What is the difference between “ride hailing” and “ride pooling”?
Ride hailing, carpooling, ride sharing, ride pooling... All these transportation options sound pretty similar. But the small differences are actually crucial.
What does ride sharing mean? Ride sharing is a collective term for rides shared by individuals. One person drives their car a certain route and takes along another person who wants to go to the same destination. Opportunities for ride shares (or lift shares) are generally found and settled via websites or apps.
What is ride hailing? With ride hailing, the customer uses an app like FREE NOW to book a ride. The car has a professional driver that collects the customer at an agreed meeting place and drives him or her to their destination. In this scenario, the ride is for the customer’s exclusive use, similar to a taxi ride. Payment for the journey is settled via the app.
With ride pooling on the other hand, several passengers share a professional driver. For example, person X has booked a ride-hailing service in order to get from point A to point B. Coincidentally, person Y places a request for the same or a similar route with the same service provider. The provider’s algorithm combines the journeys so that person Y gets into person X’s ride pooling taxi, or vice versa. While each person’s drive might take a little longer, the ride hailing provider is able to offer cheaper rates because the service is shared. What’s more, every shared taxi trip makes for one less burden on both traffic and the environment.

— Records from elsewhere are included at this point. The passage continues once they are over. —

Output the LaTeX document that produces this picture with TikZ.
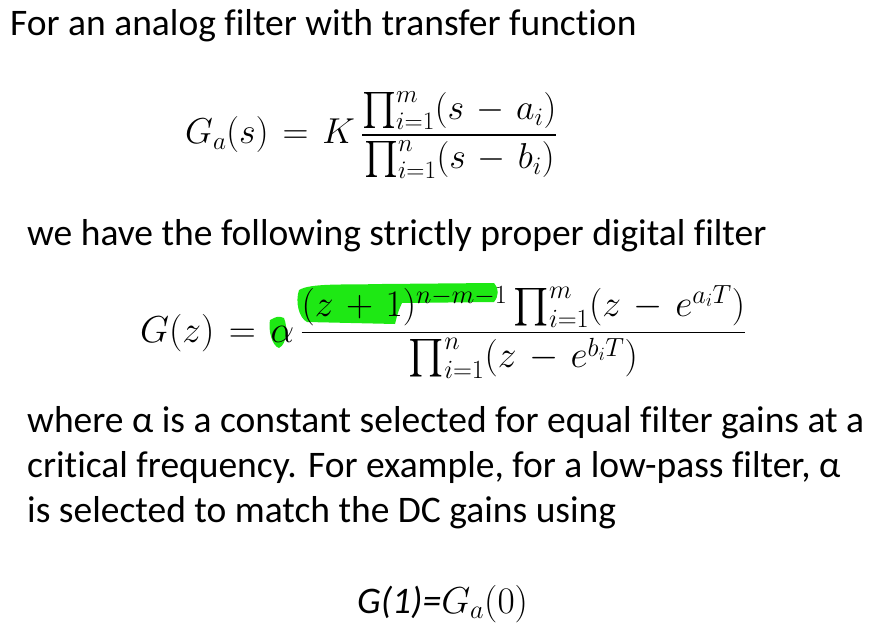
\RequirePackage{fix-cm}
\documentclass[tikz,border=0pt]{standalone}
\usepackage{amsmath}
\usepackage{amssymb}
\usepackage{fontspec}
\setmainfont{Carlito}[Ligatures=NoCommon]
\usepackage{tikz}
\definecolor{marker}{RGB}{30,232,20}
\thickmuskip=7mu plus 5mu
\medmuskip=6mu plus 2mu

\begin{document}
\begin{tikzpicture}
[x=1pt,y=-1pt]
\tikzstyle{text line}=[anchor=base west,inner sep=0,font=\fontsize{37.5}{45}\selectfont]
\tikzstyle{eq line}=[anchor=base west,inner sep=0]
\useasboundingbox(0,0)rectangle(870,639);

% highlighter strokes
\fill[marker](270,320)..controls(268,330)and(272,346)..(279,348)
  ..controls(287,344)and(288,328)..(284,318)..controls(278,316)..(270,320)--cycle;
\fill[marker](299,290)..controls(295,302)and(299,318)..(307,322)
  --(395,324)..controls(398,312)..(402,303)--(494,302)
  ..controls(499,296)and(499,288)..(494,283)--(382,284)
  ..controls(342,285)and(311,283)..(299,290)--cycle;

\node(1)[text line]at(10,36){For an analog filter with transfer function};
\node(2)[eq line,font=\fontsize{36}{42}\selectfont]at(185,144)
  {$\displaystyle G_a(s)=K\,\frac{\prod\nolimits_{i=1}^{m}(s-a_i)}{\prod\nolimits_{i=1}^{n}(s-b_i)}$};
\node(3)[text line]at(27,245){we have the following strictly proper digital filter};
\node(4)[eq line,font=\fontsize{37.5}{44}\selectfont]at(140,342)
  {$\displaystyle G(z)=\alpha\,\frac{(z+1)^{n-m-1}\prod\nolimits_{i=1}^{m}(z-e^{a_iT})}{\prod\nolimits_{i=1}^{n}(z-e^{b_iT})}$};
\node(5)[text line]at(27,432){where α is a constant selected for equal filter gains at a};
\node(6)[text line]at(27,477){critical frequency. For example, for a low-pass filter, α};
\node(7)[text line]at(27,522){is selected to match the DC gains using};
\node(8)[text line]at(357,613){\itshape G(1)=\fontsize{37.5}{44}\selectfont$G_a(0)$};
\end{tikzpicture}
\end{document}
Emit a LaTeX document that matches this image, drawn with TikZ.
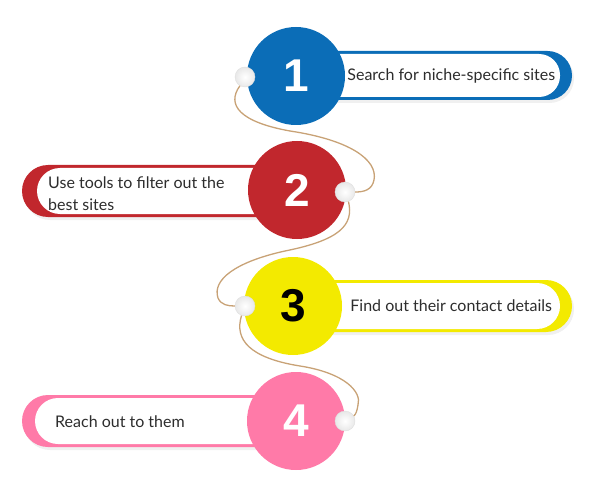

What the future holds: everything in motion
So sharing doesn’t necessarily mean settling for less. Rather, solutions that see mobility as a service offer users a high degree of flexibility so they will always receive the precise form of transportation they require. For many users, this advantage is combined with lower transport costs and a considerate use of scarce resources – including parking spaces in the city. While a private car is typically left unused for 23 hours a day, car sharing vehicles are used for up to six hours a day on average. This says a lot for the benefits of shared mobility – despite the complexity of some of the terms involved.